Ty Burr from The Boston Globe saw the film's potential as a "decent heist flick" during the opening robbery scene but felt it devolves into a plotless drag involving sightseeing and female-ogling in the Bahamas. Peter Howell of the Toronto Star gave note of Zbyszewski and Rosenberg's script feeling barebones within its given genre and moving "unsteadily between crime drama and romantic farce", and Ratner's direction matching it in terms of tonal whiplash and coming across like a "tourist infomercial," calling it "one of the most lackadaisical Hollywood projects of the year." Scott Tobias of The A.V. Club criticized Ratner and Zbyszewski for making a "pale revision" of Michael Mann's Heat that sidesteps both the heist and interesting characters for more macho posturing and homophobic humor between its two male leads.

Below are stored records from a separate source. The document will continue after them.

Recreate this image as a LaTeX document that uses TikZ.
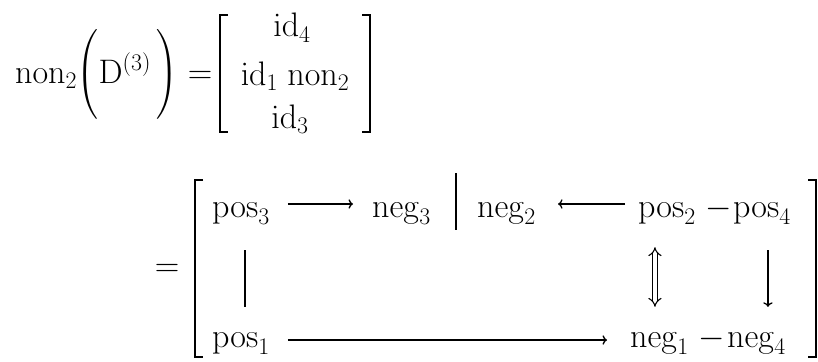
\RequirePackage{fix-cm}
\documentclass[tikz,border=0pt]{standalone}
\usepackage{amsmath}
\usepackage{tikz}
\usetikzlibrary{arrows.meta}

\begin{document}
\begin{tikzpicture}[
    x=1pt, y=-1pt,
    font=\fontsize{34}{40}\selectfont,
    term/.style={inner sep=0pt, anchor=base west, text height=22pt, text depth=8pt},
    termtop/.style={term, text height=34pt},
    delim/.style={line width=1.4pt},
    arrow/.style={->, line width=1.3pt},
    dblarrow/.style={Implies-Implies, double, double distance=3.5pt, line width=1.1pt}
]
\useasboundingbox (0,0) rectangle (818,361);

% Left hand side
\node[inner sep=0pt, anchor=base west] (lhs) at (15,83) {$\mathrm{non}_2\biggl(\mathrm{D}^{(3)}\,\biggr)$};
\node[inner sep=0pt, anchor=base] (eq1) at (200,83) {$=$};

% First column vector
\draw[delim] (228,15) -- (220,15) -- (220,132) -- (228,132);
\draw[delim] (362,15) -- (370,15) -- (370,132) -- (362,132);
\node[inner sep=0pt, anchor=base] (id4) at (292,37) {$\mathrm{id}_4$};
\node[inner sep=0pt, anchor=base] (id1non2) at (295,85) {$\mathrm{id}_1\;\mathrm{non}_2$};
\node[inner sep=0pt, anchor=base] (id3) at (290,128) {$\mathrm{id}_3$};

% Second form
\node[inner sep=0pt, anchor=base] (eq2) at (167,276) {$=$};
\draw[delim] (203,180) -- (195,180) -- (195,357) -- (203,357);
\draw[delim] (808,180) -- (816,180) -- (816,357) -- (808,357);

% Top row
\node[termtop] (pos3) at (212,217) {$\mathrm{pos}_3$};
\node[termtop] (neg3) at (372,217) {$\mathrm{neg}_3$};
\draw[delim] (456,173) -- (456,230);
\node[termtop] (neg2) at (477,217) {$\mathrm{neg}_2$};
\node[termtop] (pos2) at (638,217) {$\mathrm{pos}_2$};
\node[termtop, anchor=base] (minus1) at (719,217) {$-$};
\node[termtop] (pos4) at (733,217) {$\mathrm{pos}_4$};

% Bottom row
\node[term] (pos1) at (212,347) {$\mathrm{pos}_1$};
\node[term] (neg1) at (630,347) {$\mathrm{neg}_1$};
\node[term, anchor=base] (minus2) at (712,347) {$-$};
\node[term] (neg4) at (727,347) {$\mathrm{neg}_4$};

% Arrows
\draw[arrow, shorten <=18pt, shorten >=19pt] (pos3) -- (neg3);
\draw[arrow, shorten <=13pt, shorten >=22pt] (pos2) -- (neg2);
\draw[arrow, shorten <=18pt, shorten >=23pt] (pos1) -- (neg1);

% Verticals
\draw[delim, shorten <=25pt, shorten >=18pt] ([xshift=4pt]pos3.south) -- ([xshift=4pt]pos3.south |- pos1.north);
\draw[dblarrow, shorten <=22pt, shorten >=18pt] ([xshift=-12pt]pos2.south) -- ([xshift=-12pt]pos2.south |- neg1.north);
\draw[arrow, shorten <=25pt, shorten >=18pt] ([xshift=6pt]pos4.south) -- ([xshift=6pt]pos4.south |- neg4.north);

\end{tikzpicture}
\end{document}
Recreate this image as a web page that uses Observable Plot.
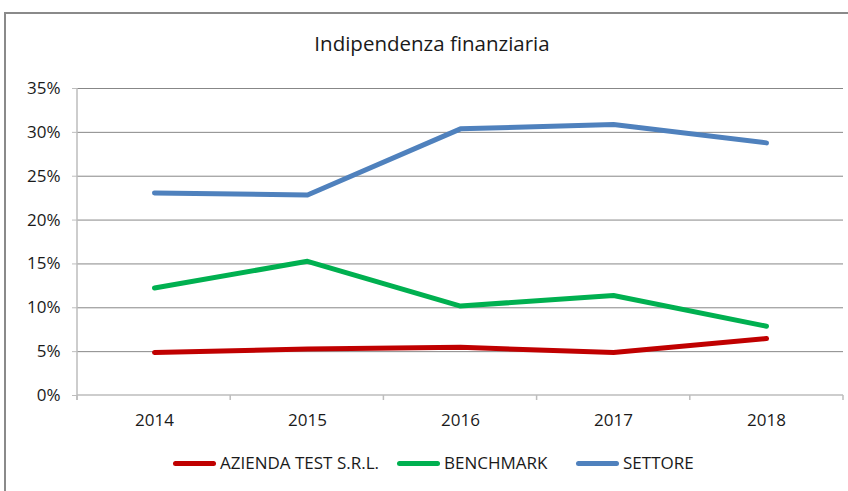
<!DOCTYPE html>
<html>
<head>
<meta charset="utf-8">
<script src="https://cdn.jsdelivr.net/npm/d3@7"></script>
<script src="https://cdn.jsdelivr.net/npm/@observablehq/plot@0.6"></script>
<style>
  html, body { margin: 0; padding: 0; background: #fff; }
  body { width: 848px; height: 491px; overflow: hidden; position: relative; font-family: "Open Sans", sans-serif; color: #1a1a1a; }
  #frame { position: absolute; left: 4px; top: 12px; width: 900px; height: 600px; border-top: 2px solid #8a8a8a; border-left: 2px solid #8a8a8a; box-sizing: border-box; }
  #title { position: absolute; left: 4px; width: 856px; top: 28px; text-align: center; font-size: 20.5px; line-height: 30px; }
  #chart { position: absolute; left: 0; top: 70px; }
  .leg { position: absolute; top: 451px; height: 24px; display: flex; align-items: center; font-size: 17px; line-height: 24px; white-space: nowrap; }
  .leg .sw { display: inline-block; width: 43px; height: 5px; border-radius: 3px; margin-right: 4px; }
</style>
</head>
<body>
<div id="frame"></div>
<div id="title">Indipendenza finanziaria</div>
<div id="chart"></div>
<div id="legend"></div>
<script>
const years = ["2014", "2015", "2016", "2017", "2018"];
const azienda = [4.9, 5.3, 5.5, 4.9, 6.5];
const benchmark = [12.25, 15.3, 10.2, 11.4, 7.9];
const settore = [23.1, 22.85, 30.4, 30.9, 28.8];
const yTicks = [0, 5, 10, 15, 20, 25, 30, 35];
const seriesNames = ["AZIENDA TEST S.R.L.", "BENCHMARK", "SETTORE"];
const seriesColors = ["#C00000", "#00B050", "#4F81BD"];
const legendLeft = [173, 397, 576];

const seriesValues = [azienda, benchmark, settore];
const rows = seriesValues.map(vals => years.map((yr, i) => ({year: yr, v: vals[i]})));

const W = 848, H = 370, mL = 77, mR = 5, mT = 18, mB = 45;

function frameAxes(index, scales, values, dims) {
  const g = d3.create("svg:g");
  const y0 = scales.y(0), y35 = scales.y(35);
  const left = dims.marginLeft, right = dims.width - dims.marginRight;
  const step = (right - left) / years.length;
  // left axis line
  g.append("line").attr("x1", left).attr("x2", left).attr("y1", y35).attr("y2", y0 + 5)
    .attr("stroke", "#bdbdbd").attr("stroke-width", 1.5);
  // bottom axis line
  g.append("line").attr("x1", left).attr("x2", right).attr("y1", y0).attr("y2", y0)
    .attr("stroke", "#bdbdbd").attr("stroke-width", 1.5);
  // category boundary ticks
  for (let i = 0; i <= years.length; i++) {
    const x = left + i * step;
    g.append("line").attr("x1", x).attr("x2", x).attr("y1", y0).attr("y2", y0 + 5)
      .attr("stroke", "#bdbdbd").attr("stroke-width", 1.5);
  }
  return g.node();
}

const plot = Plot.plot({
  width: W, height: H,
  marginLeft: mL, marginRight: mR, marginTop: mT, marginBottom: mB,
  style: {fontFamily: "Open Sans", fontSize: "17px", color: "#1a1a1a", background: "transparent"},
  x: {type: "point", domain: years, padding: 0.5, label: null},
  y: {domain: [0, 35], label: null},
  marks: [
    Plot.ruleY(yTicks.filter(d => d > 0), {y: d => d, stroke: "#878787", strokeWidth: 1}),
    frameAxes,
    Plot.axisY(yTicks, {tickFormat: d => d + "%", tickSize: 5, tickPadding: 12, stroke: "#bdbdbd", fontSize: 17, label: null}),
    Plot.axisX({tickSize: 0, tickPadding: 18, fontSize: 17, label: null}),
    ...rows.map((r, k) => Plot.line(r, {x: "year", y: "v", stroke: seriesColors[k], strokeWidth: 5, strokeLinecap: "round", strokeLinejoin: "round"}))
  ]
});
document.getElementById("chart").appendChild(plot);

const legend = document.getElementById("legend");
seriesNames.forEach((name, k) => {
  const item = document.createElement("div");
  item.className = "leg";
  item.style.left = legendLeft[k] + "px";
  const sw = document.createElement("span");
  sw.className = "sw";
  sw.style.background = seriesColors[k];
  item.appendChild(sw);
  item.appendChild(document.createTextNode(name));
  legend.appendChild(item);
});
</script>
</body>
</html>
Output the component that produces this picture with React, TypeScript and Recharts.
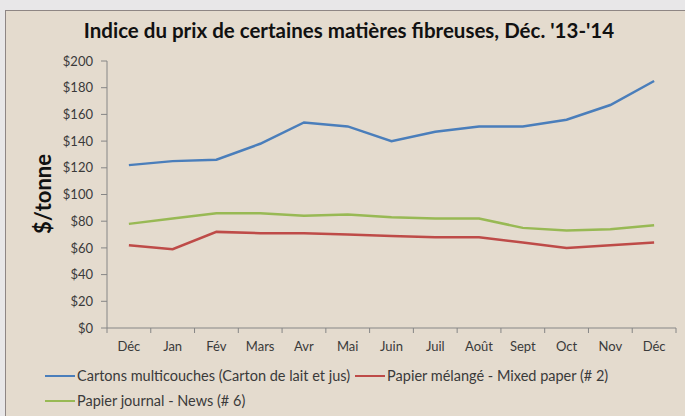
import { LineChart, Line, XAxis, YAxis } from 'recharts';

// Mois (Déc. 2013 à Déc. 2014)
const months = ['Déc', 'Jan', 'Fév', 'Mars', 'Avr', 'Mai', 'Juin', 'Juil', 'Août', 'Sept', 'Oct', 'Nov', 'Déc'];

// $/tonne
const cartons = [122, 125, 126, 138, 154, 151, 140, 147, 151, 151, 156, 167, 185];
const mixedPaper = [62, 59, 72, 71, 71, 70, 69, 68, 68, 64, 60, 62, 64];
const news = [78, 82, 86, 86, 84, 85, 83, 82, 82, 75, 73, 74, 77];

const yTicks = [0, 20, 40, 60, 80, 100, 120, 140, 160, 180, 200];

const series = [
  { key: 'cartons', name: 'Cartons multicouches (Carton de lait et jus)', color: '#4a7ebb' },
  { key: 'mixed', name: 'Papier mélangé - Mixed paper (# 2)', color: '#be4b48' },
  { key: 'news', name: 'Papier journal - News (# 6)', color: '#98b954' },
];

const data = months.map((m, i) => ({
  month: m,
  cartons: cartons[i],
  mixed: mixedPaper[i],
  news: news[i],
}));

const FONT = 'Lato, "Open Sans", sans-serif';
const AXIS = '#868686';
const TEXT = '#3a3a3a';
const PLOT_LEFT = 107;
const PLOT_RIGHT = 676;
const BAND = (PLOT_RIGHT - PLOT_LEFT) / months.length;

function MonthTick(props: any) {
  const { x, y, payload, index } = props;
  const axisY = y - 7;
  const last = index === months.length - 1;
  return (
    <g>
      <line x1={x - BAND / 2} x2={x - BAND / 2} y1={axisY} y2={axisY + 5} stroke={AXIS} />
      {last && <line x1={x + BAND / 2} x2={x + BAND / 2} y1={axisY} y2={axisY + 5} stroke={AXIS} />}
      <text x={x} y={axisY + 23} textAnchor="middle" fontSize={13} fill={TEXT} fontFamily={FONT}>
        {payload.value}
      </text>
    </g>
  );
}

function LegendItem({ color, name }: { color: string; name: string }) {
  return (
    <span style={{ display: 'flex', alignItems: 'center', marginRight: 5 }}>
      <span style={{ display: 'block', width: 30, height: 2, background: color, marginRight: 2 }} />
      <span>{name}</span>
    </span>
  );
}

const rowStyle = { display: 'flex', height: 25, alignItems: 'center' } as const;

export default function App() {
  return (
    <div style={{ position: 'absolute', left: 0, top: 0, width: 685, height: 416, background: '#e8e7e8', overflow: 'hidden' }}>
      <div
        style={{
          position: 'absolute',
          left: 5,
          top: 10,
          width: 690,
          height: 420,
          background: '#e4dbce',
          border: '1px solid #8e8684',
        }}
      />
      <div
        style={{
          position: 'absolute',
          left: 0,
          top: 18,
          width: 698,
          textAlign: 'center',
          fontFamily: FONT,
          fontWeight: 700,
          fontSize: 20.5,
          color: '#111',
        }}
      >
        Indice du prix de certaines matières fibreuses, Déc. '13-'14
      </div>
      <div
        style={{
          position: 'absolute',
          left: 42,
          top: 194,
          transform: 'translate(-50%, -50%) rotate(-90deg)',
          fontFamily: FONT,
          fontWeight: 700,
          fontSize: 22,
          color: '#111',
          whiteSpace: 'nowrap',
        }}
      >
        $/tonne
      </div>
      <div style={{ position: 'absolute', left: 0, top: 0 }}>
        <LineChart width={685} height={416} data={data} margin={{ top: 61, right: 685 - PLOT_RIGHT, left: 0, bottom: 66 }}>
          <XAxis
            dataKey="month"
            interval={0}
            height={22}
            tickSize={5}
            tickLine={false}
            padding={{ left: BAND / 2, right: BAND / 2 }}
            axisLine={{ stroke: AXIS }}
            tick={<MonthTick />}
          />
          <YAxis
            width={PLOT_LEFT}
            domain={[0, 200]}
            ticks={yTicks}
            interval={0}
            tickFormatter={(v: number) => `$${v}`}
            tickSize={6}
            tickMargin={8}
            axisLine={{ stroke: AXIS }}
            tickLine={{ stroke: AXIS }}
            tick={{ fontSize: 13, fill: TEXT, fontFamily: FONT }}
          />
          {series.map((s) => (
            <Line
              key={s.key}
              type="linear"
              dataKey={s.key}
              name={s.name}
              stroke={s.color}
              strokeWidth={2.5}
              dot={false}
              activeDot={false}
              isAnimationActive={false}
            />
          ))}
        </LineChart>
      </div>
      <div
        style={{
          position: 'absolute',
          left: 45,
          top: 363,
          width: 635,
          fontFamily: FONT,
          fontSize: 14.5,
          color: TEXT,
        }}
      >
        <div style={rowStyle}>
          <LegendItem color={series[0].color} name={series[0].name} />
          <LegendItem color={series[1].color} name={series[1].name} />
        </div>
        <div style={rowStyle}>
          <LegendItem color={series[2].color} name={series[2].name} />
        </div>
      </div>
    </div>
  );
}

Entertainment Weeklys Owen Gleiberman gave the film a B− grade, calling it "a knowingly preposterous toy thriller--a sheer escape from consequence." Roger Ebert pointed out the numerous plot machinations and "behavior-circling clichés" amongst the characters throughout the film but gave it credit for accomplishing the type of entertainment it aims to be, despite there being better movie choices for film-goers to check out, saying that "After the Sunset is skillfully made, but it's not necessary […] On the other hand, should you see it, the time will pass pleasantly." James Berardinelli found the film to be "a mess, but [it's] a fun, breezy mess", criticizing the overall heist and weak characterization but gave praise to the quick pacing, three-way chemistry between Brosnan, Hayek and Harrelson, and Dante Spinotti's cinematography for capturing the "natural beauty" of its Caribbean setting, saying "despite not being especially well-written, it nevertheless offers a 100-minute, unpretentious diversion."